Her voice was drowned out with Mr. Honesty’s reply of, “Oh, ballocks to tha
t!”
This prompted a discussion of the difference between honesty and rudeness. The debate featured Mr. Honesty and his friend versus the Irish Sisters, whose feminine attention the men had surely hoped to rouse in the first place. Having quickly read the danger signs—namely, the nearly empty bottle of wine Mr. Honesty had placed between his knees—I lowered my head and resumed writing. The Nameless American tried to interject with trite one-liners like, “If you don’t have anything nice to say, don’t say anything at all,” which drew guffaws from Mr. Honesty.
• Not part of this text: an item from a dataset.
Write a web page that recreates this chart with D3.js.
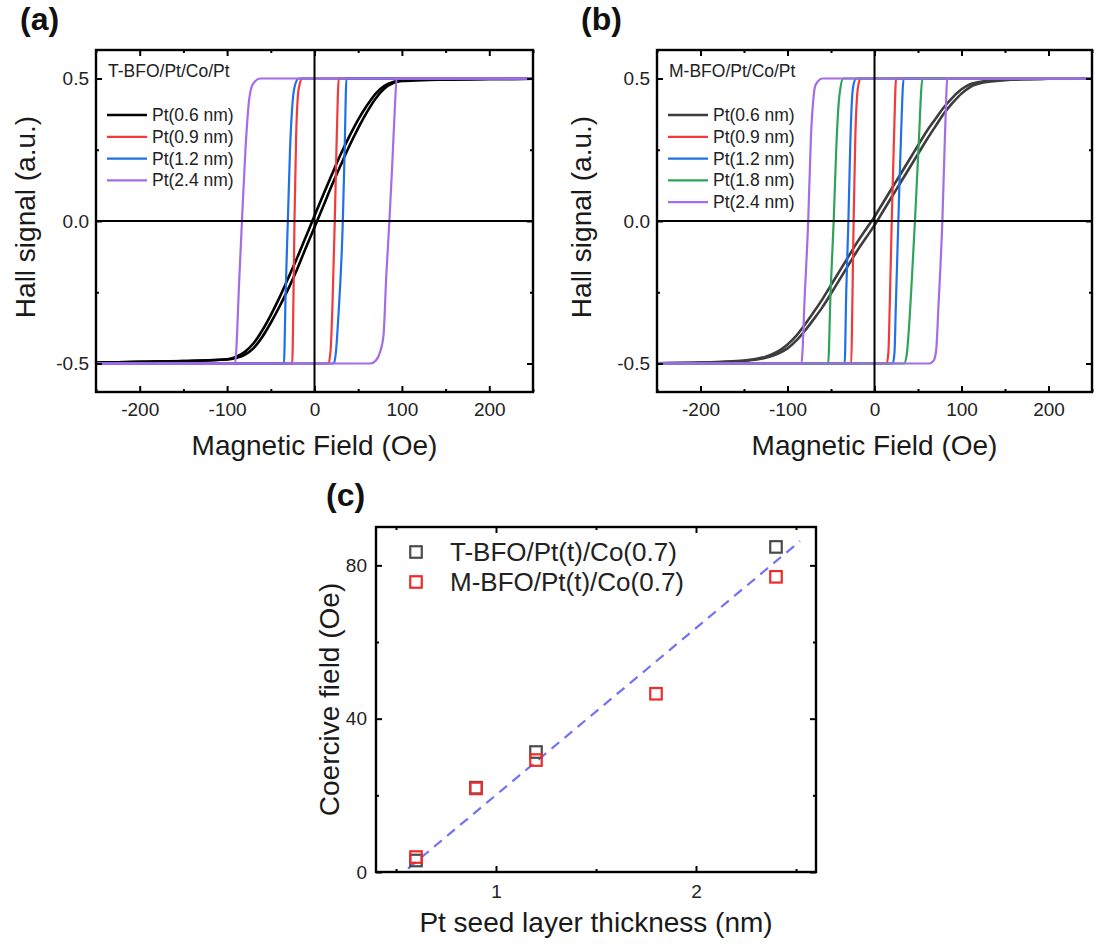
<!DOCTYPE html>
<html><head><meta charset="utf-8">
<script src="https://cdn.jsdelivr.net/npm/d3@7"></script>
<style>body{margin:0;background:#fff}</style>
</head><body><svg id="c" width="1096" height="946"></svg>
<script>
// ---------------- DATA ----------------
const fieldTicks = [-200, -100, 0, 100, 200];
const fieldMinorTicks = [-250, -150, -50, 50, 150, 250];
const hallTicks = [-0.5, 0, 0.5];
const hallMinorTicks = [-0.25, 0.25];
const thicknessTicks = [1, 2];
const thicknessMinorTicks = [0.5, 1.5, 2.5];
const coerciveTicks = [0, 40, 80];
const coerciveMinorTicks = [20, 60];

const labelsA = ["Pt(0.6 nm)", "Pt(0.9 nm)", "Pt(1.2 nm)", "Pt(2.4 nm)"];
const labelsB = ["Pt(0.6 nm)", "Pt(0.9 nm)", "Pt(1.2 nm)", "Pt(1.8 nm)", "Pt(2.4 nm)"];

// Panel (a): branches [H (Oe), Hall signal]
const a06Up = [[-250,-0.497],[-200,-0.494],[-150,-0.491],[-100,-0.486],[-90,-0.481],[-80,-0.47],[-70,-0.447],[-60,-0.408],[-50,-0.357],[-40,-0.3],[-30,-0.238],[-20,-0.17],[-10,-0.095],[0,-0.022],[10,0.052],[20,0.126],[30,0.196],[40,0.264],[50,0.326],[60,0.382],[70,0.43],[80,0.465],[90,0.484],[100,0.491],[120,0.494],[150,0.496],[200,0.498],[250,0.499]];
const a06Down = [[-250,-0.497],[-200,-0.494],[-150,-0.491],[-100,-0.485],[-90,-0.477],[-80,-0.46],[-70,-0.43],[-60,-0.385],[-50,-0.33],[-40,-0.268],[-30,-0.2],[-20,-0.13],[-10,-0.056],[0,0.018],[10,0.092],[20,0.164],[30,0.234],[40,0.298],[50,0.356],[60,0.405],[70,0.447],[80,0.474],[90,0.488],[100,0.493],[120,0.495],[150,0.497],[200,0.498],[250,0.499]];
const a09Up = [[-250,-0.5],[16,-0.5],[18.5,-0.45],[20.5,-0.3],[23.2,0],[25.5,0.3],[27.8,0.5],[250,0.5]];
const a09Down = [[-250,-0.5],[-25.5,-0.5],[-24,-0.25],[-22.9,0],[-21,0.3],[-19,0.44],[-17,0.48],[-14,0.5],[250,0.5]];
const a12Up = [[-250,-0.5],[22,-0.5],[24.5,-0.46],[27,-0.35],[32.4,0],[34.5,0.25],[36.6,0.5],[250,0.5]];
const a12Down = [[-250,-0.5],[-35,-0.5],[-33,-0.25],[-30.5,0],[-28,0.25],[-25,0.42],[-22,0.48],[-18,0.5],[250,0.5]];
const a24Up = [[-250,-0.5],[64,-0.5],[70,-0.49],[75,-0.46],[79,-0.4],[82,-0.2],[85.7,0],[89,0.2],[92,0.4],[94,0.5],[250,0.5]];
const a24Down = [[-250,-0.5],[-91,-0.5],[-86,-0.2],[-83,0],[-79,0.25],[-75,0.42],[-72,0.47],[-68,0.49],[-62,0.5],[250,0.5]];

// Panel (b)
const b06Up = [[-250,-0.499],[-200,-0.497],[-150,-0.491],[-125,-0.48],[-110,-0.464],[-100,-0.447],[-90,-0.42],[-80,-0.385],[-70,-0.345],[-60,-0.303],[-50,-0.255],[-40,-0.205],[-30,-0.155],[-20,-0.105],[-10,-0.06],[0,-0.015],[10,0.035],[20,0.085],[30,0.135],[40,0.185],[50,0.235],[60,0.285],[70,0.332],[80,0.378],[90,0.415],[100,0.447],[110,0.47],[125,0.486],[150,0.494],[200,0.499],[250,0.5]];
const b06Down = [[-250,-0.499],[-200,-0.497],[-150,-0.49],[-125,-0.476],[-110,-0.456],[-100,-0.433],[-90,-0.403],[-80,-0.363],[-70,-0.32],[-60,-0.275],[-50,-0.225],[-40,-0.175],[-30,-0.125],[-20,-0.075],[-10,-0.03],[0,0.015],[10,0.065],[20,0.115],[30,0.165],[40,0.215],[50,0.265],[60,0.315],[70,0.358],[80,0.4],[90,0.434],[100,0.462],[110,0.48],[125,0.49],[150,0.496],[200,0.499],[250,0.5]];
const b09Up = [[-250,-0.5],[14,-0.5],[16,-0.46],[17.5,-0.3],[19.8,0],[22.5,0.3],[24.8,0.5],[250,0.5]];
const b09Down = [[-250,-0.5],[-26.7,-0.5],[-25.5,-0.3],[-24,0],[-22,0.3],[-20,0.44],[-18,0.485],[-16,0.5],[250,0.5]];
const b12Up = [[-250,-0.5],[21,-0.5],[23,-0.46],[24.5,-0.3],[27.4,0],[30.5,0.3],[33.5,0.5],[250,0.5]];
const b12Down = [[-250,-0.5],[-34.3,-0.5],[-32.5,-0.25],[-30,0],[-28,0.25],[-26,0.42],[-24,0.48],[-21,0.5],[250,0.5]];
const b18Up = [[-250,-0.5],[34,-0.5],[37,-0.47],[39.5,-0.38],[43,-0.2],[46.5,0],[50.5,0.25],[55.2,0.5],[250,0.5]];
const b18Down = [[-250,-0.5],[-53.3,-0.5],[-50.5,-0.25],[-46.9,0],[-44,0.25],[-41,0.42],[-39,0.47],[-36,0.5],[250,0.5]];
const b24Up = [[-250,-0.5],[63,-0.5],[68,-0.49],[71,-0.45],[73.5,-0.3],[78,0],[81,0.3],[83.8,0.5],[250,0.5]];
const b24Down = [[-250,-0.5],[-84,-0.5],[-80,-0.25],[-76.2,0],[-73,0.3],[-70.5,0.42],[-68.5,0.47],[-65,0.49],[-60,0.5],[250,0.5]];

// Panel (c)
const thicknessT = [0.6, 0.9, 1.2, 2.4];
const coerciveT = [3, 22, 31.3, 84.8];
const thicknessM = [0.6, 0.9, 1.2, 1.8, 2.4];
const coerciveM = [3.9, 21.8, 29.2, 46.5, 77];
const fitLine = [[0.56, 0.9], [2.52, 86.3]];
const legendC = ["T-BFO/Pt(t)/Co(0.7)", "M-BFO/Pt(t)/Co(0.7)"];

// ---------------- STYLE ----------------
const FONT = "'Liberation Sans', Arial, Helvetica, sans-serif";
const colorsA = ["#000000", "#f23a3a", "#2070e8", "#a46ce6"];
const colorsB = ["#3d3d3d", "#f23a3a", "#2070e8", "#2ea45a", "#a46ce6"];
const svg = d3.select("#c").style("font-family", FONT);

function frameAxes(g, x, y, w, h, o) {
  const style = sel => {
    sel.select(".domain").remove();
    sel.selectAll(".tick line").attr("stroke", "#000").attr("stroke-width", 2);
    sel.selectAll(".tick text").attr("fill", "#222").style("font-size", o.fs + "px").style("font-family", FONT);
  };
  g.append("g").attr("transform", `translate(0,${h})`)
    .call(d3.axisBottom(x).tickValues(o.xMajor).tickSize(-6).tickPadding(o.xPad).tickFormat(o.fx)).call(style);
  g.append("g").attr("transform", `translate(0,${h})`)
    .call(d3.axisBottom(x).tickValues(o.xMinor).tickSize(-3).tickFormat("")).call(style);
  g.append("g").call(d3.axisTop(x).tickValues(o.xMajor).tickSize(-6).tickFormat("")).call(style);
  g.append("g").call(d3.axisTop(x).tickValues(o.xMinor).tickSize(-3).tickFormat("")).call(style);
  g.append("g").call(d3.axisLeft(y).tickValues(o.yMajor).tickSize(-6).tickPadding(o.yPad).tickFormat(o.fy)).call(style);
  g.append("g").call(d3.axisLeft(y).tickValues(o.yMinor).tickSize(-3).tickFormat("")).call(style);
  g.append("g").attr("transform", `translate(${w},0)`).call(d3.axisRight(y).tickValues(o.yMajor).tickSize(-6).tickFormat("")).call(style);
  g.append("g").attr("transform", `translate(${w},0)`).call(d3.axisRight(y).tickValues(o.yMinor).tickSize(-3).tickFormat("")).call(style);
  g.append("rect").attr("width", w).attr("height", h).attr("fill", "none").attr("stroke", "#000").attr("stroke-width", 2.4);
}

function loopPanel(box, ups, downs, labels, colors, title, tag, ytitleX) {
  const w = box.r - box.l, h = box.b - box.t;
  const x = d3.scaleLinear().domain([-250, 250]).range([0, w]);
  const y = d3.scaleLinear().domain([-0.6, 0.6]).range([h, 0]);
  const g = svg.append("g").attr("transform", `translate(${box.l},${box.t})`);
  const line = d3.line().x(d => x(d[0])).y(d => y(d[1])).curve(d3.curveMonotoneX);
  ups.forEach((u, i) => {
    const sw = i === 0 ? 2.6 : 2.2;
    g.append("path").attr("d", line(u)).attr("fill", "none").attr("stroke", colors[i]).attr("stroke-width", sw);
    g.append("path").attr("d", line(downs[i])).attr("fill", "none").attr("stroke", colors[i]).attr("stroke-width", sw);
  });
  g.append("line").attr("x1", x(0)).attr("x2", x(0)).attr("y1", 0).attr("y2", h).attr("stroke", "#000").attr("stroke-width", 2);
  g.append("line").attr("x1", 0).attr("x2", w).attr("y1", y(0)).attr("y2", y(0)).attr("stroke", "#000").attr("stroke-width", 2);
  frameAxes(g, x, y, w, h, {xMajor: fieldTicks, xMinor: fieldMinorTicks, yMajor: hallTicks, yMinor: hallMinorTicks,
    fx: d => String(d), fy: d => d.toFixed(1), fs: 19, xPad: 11, yPad: 7});
  // legend
  g.append("text").attr("x", 12).attr("y", 27).attr("font-size", 17.5).attr("fill", "#222").text(title);
  labels.forEach((lab, i) => {
    const ly = 65 + i * 21.8;
    g.append("line").attr("x1", 11).attr("x2", 51).attr("y1", ly).attr("y2", ly)
      .attr("stroke", colors[i]).attr("stroke-width", i === 0 ? 2.6 : 2.2);
    g.append("text").attr("x", 56).attr("y", ly + 6).attr("font-size", 17.5).attr("fill", "#222").text(lab);
  });
  // titles
  svg.append("text").attr("x", (box.l + box.r) / 2).attr("y", 455).attr("text-anchor", "middle")
    .attr("font-size", 28).attr("fill", "#1a1a1a").text("Magnetic Field (Oe)");
  svg.append("text").attr("transform", `translate(${ytitleX},${(box.t + box.b) / 2 - 4}) rotate(-90)`)
    .attr("text-anchor", "middle").attr("dy", "0.35em").attr("font-size", 28).attr("fill", "#1a1a1a").text("Hall signal (a.u.)");
  svg.append("text").attr("x", box.l - 76).attr("y", 30).attr("font-size", 32).attr("font-weight", "bold").attr("fill", "#111").text(tag);
}

loopPanel({l: 96, r: 533, t: 50, b: 392}, [a06Up, a09Up, a12Up, a24Up], [a06Down, a09Down, a12Down, a24Down],
  labelsA, colorsA, "T-BFO/Pt/Co/Pt", "(a)", 25);
loopPanel({l: 657, r: 1092, t: 50, b: 392}, [b06Up, b09Up, b12Up, b18Up, b24Up], [b06Down, b09Down, b12Down, b18Down, b24Down],
  labelsB, colorsB, "M-BFO/Pt/Co/Pt", "(b)", 581);

// ---------------- Panel (c) ----------------
(function () {
  const box = {l: 376, r: 816, t: 527, b: 872};
  const w = box.r - box.l, h = box.b - box.t;
  const x = d3.scaleLinear().domain([0.4, 2.6]).range([0, w]);
  const y = d3.scaleLinear().domain([0, 90]).range([h, 0]);
  const g = svg.append("g").attr("transform", `translate(${box.l},${box.t})`);
  g.append("path").attr("d", d3.line().x(d => x(d[0])).y(d => y(d[1]))(fitLine))
    .attr("stroke", "#7272f2").attr("stroke-width", 2.2).attr("stroke-dasharray", "10,7").attr("fill", "none");
  const sq = 11.5;
  g.selectAll(".t").data(thicknessT).enter().append("rect")
    .attr("x", (d) => x(d) - sq / 2).attr("y", (d, i) => y(coerciveT[i]) - sq / 2)
    .attr("width", sq).attr("height", sq).attr("fill", "none").attr("stroke", "#4a4a4a").attr("stroke-width", 2.2);
  g.selectAll(".m").data(thicknessM).enter().append("rect")
    .attr("x", (d) => x(d) - sq / 2).attr("y", (d, i) => y(coerciveM[i]) - sq / 2)
    .attr("width", sq).attr("height", sq).attr("fill", "none").attr("stroke", "#ee2b2b").attr("stroke-width", 2.2);
  frameAxes(g, x, y, w, h, {xMajor: thicknessTicks, xMinor: thicknessMinorTicks, yMajor: coerciveTicks, yMinor: coerciveMinorTicks,
    fx: d => String(d), fy: d => String(d), fs: 19, xPad: 13, yPad: 9});
  const legColors = ["#4a4a4a", "#ee2b2b"];
  legendC.forEach((lab, i) => {
    const ly = 25 + i * 30;
    g.append("rect").attr("x", 40 - sq / 2).attr("y", ly - sq / 2).attr("width", sq).attr("height", sq)
      .attr("fill", "none").attr("stroke", legColors[i]).attr("stroke-width", 2.2);
    g.append("text").attr("x", 74).attr("y", ly + 9).attr("font-size", 26).attr("fill", "#222").text(lab);
  });
  svg.append("text").attr("x", (box.l + box.r) / 2).attr("y", 932).attr("text-anchor", "middle")
    .attr("font-size", 28).attr("fill", "#1a1a1a").text("Pt seed layer thickness (nm)");
  svg.append("text").attr("transform", `translate(329,${(box.t + box.b) / 2}) rotate(-90)`)
    .attr("text-anchor", "middle").attr("dy", "0.35em").attr("font-size", 28).attr("fill", "#1a1a1a").text("Coercive field (Oe)");
  svg.append("text").attr("x", 326).attr("y", 506).attr("font-size", 32).attr("font-weight", "bold").attr("fill", "#111").text("(c)");
})();
</script></body></html>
The Nameless American stood up, declared, “I’m sorry, I didn’t mean to be boring,” and left. The Irish Sisters left a moment later, waving to me in sympathy.
“Well, we certainly cleared the room in a hurry,” Mr. Honesty said to his less talkative but equally sneering friend. His tone, and his friend’s snort of laughter, indicated they were quite proud of this achievement.
Then, in walked Joe, the tour guide from Belfast who looks more like an IRA guerilla: thin and proudly slouching, with angry dark stubble poking through his shaved head. A member of his tour group followed, a young American with a boy-next-door face. They sat at a far table, intent on some deep discussion. Mr. Honesty interrupted them several times, trying to muscle into the conversation, but they barely glanced at him. Mr. H managed to squeeze out of Joe a confirmation that he was, indeed, from Northern Ireland, but when Mr. H asked whether Joe was Catholic or Protestant, Joe said he didn’t want to talk about it.
“So you’re Catholic then,” Mr. H concluded. Joe refused to respond. Undeterred, Mr. H blurted, “So, do you know anyone personally who’s been killed?”
My heart skipped a beat. Not metaphorically—I actually felt it. I kept my head down, but my pen stopped moving as I listened.
With an infuriated sigh, Joe addressed Mr. H, “That’s my business and I don’t have to tell anybody! But just think about what you’re asking.” He paused. “There are some things a person should be able to keep to himself.”